Denisse Brito, Front Page Editor

It always starts off with a hopeless female protagonist yearning to grasp an idea of who she is and along the way she locks eyes on a young lad and simply knows that he’s the one for her. The real question posed in today’s society is if one can truly fall in love at “first sight.”
What is referred to, as “love at first sight” is actually known as “sexual attraction.” It is near impossible to simply glance at one person and know that he/she is the one for you. What people forget is that one falls in love with their looks, not the person. For example, I have been “in love” with myriad of men that I’ve never once spoken to just because they are highly attractive and appealing to my eye. I’ve never truly gotten to know their favorite book or song, much less they’re first and last name. For all anyone knows that attractive male could be the most irritating man on the entire planet. He could chew too loudly or crack his knuckles way too often, therefore derailing any hopes of true love.

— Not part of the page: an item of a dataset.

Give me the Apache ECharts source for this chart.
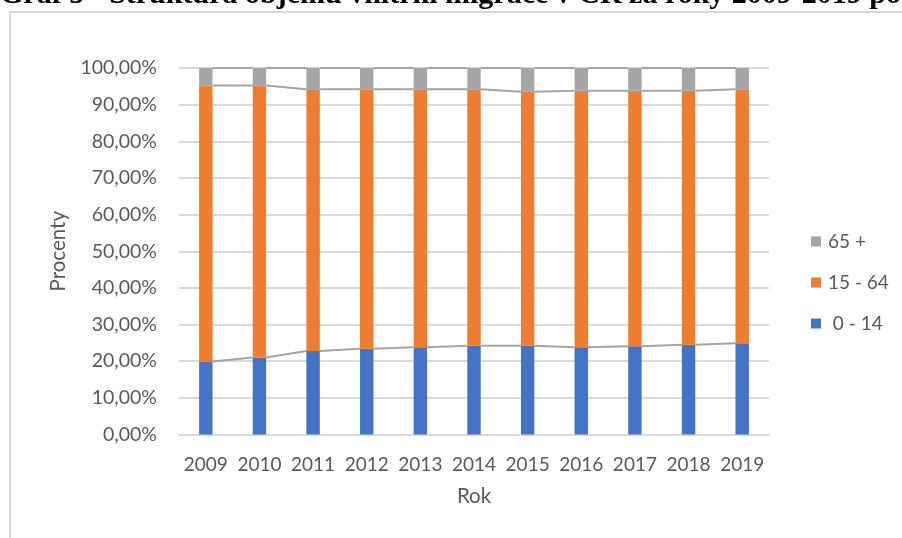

Take for example, a male’s prospective. Males are easily attracted to women and once they set their eyes on one particular female, they begin their prowl in hopes of one day calling her his’. Yet they are infatuated by the looks, by the way women always seem to smell nice and always have their hair and makeup done. Never did it once cross a man’s mind that she may laugh like a hyena or be as clueless as the last girl was. Men aren’t in love with the certain female for who she is as a person, they are entranced by her appearance and the fragrance she wears.
Society, who are brainwashed by romance novels and movies, hopes for that jolt, that “love at first sight” feeling yet to their dismay, have yet to find it. For those, on the other hand, who chose to believe in the truism, have ended up in tragic divorces due to the fact “they didn’t know each other well enough.”
What society has to understand is that although “love at first sight” almost always results in bitter divorce cases, the probability of falling in love at first “click” is more probable and in most cases, lead to happy marriages.
Love at first “click” is when two people are introduced and by the end of the conversation, they each attain an attraction for one another that go beyond any sexual pull. It is more than just looking at someone and being physically attracted; it’s talking to someone and connecting not only your minds, but also your souls. It is when two sets of brains connecting intellectually, knowing that initial spark isn’t normal, that they are now connected somehow.
That’s what falling in love is. It’s the pull that brings two people together who would have most likely never met if they were merely looking at each other based on looks. The connection of minds and souls is what true love is, that initial “click” uniting them for the rest of eternity. Although it is rare, as all love is in modern day society where divorce rates are at an all time high, it is true and it is love.
Point is, if society was more focused on finding someone they have a true connection with (on a variety of levels, not just sexually), divorce rates would plummet. Kids would be able to go home to two parents who are more in love than ever instead having to march home to a bitter household bickering is constant and complaints about how miserable each spouse is seems to surface daily. If people were to act on that undeniable “click,” maybe we’d live in a happier society filled with love and hope for all generations to come.
The probability of falling in love with at “first sight” is high on the market today, as teenagers and young adults chose to believe that looks are the only interesting thing about a partner that can satisfy them for the rest of their life. The probability of falling in love at first “click,” which ultimately surpasses all appearances and focuses more on the true essence of a person, is very low at the market.
People forget that with age, pretty looks fade and at the end of the day, we’re left with the minds and souls of others in place. You have to picture yourself old and wrinkly and wonder if you’d still love your significant other as much as you did when they were young and beautiful. If you can’t picture it, you’ve made the mistake most Americans have: believing in the probability of falling in love at first sight.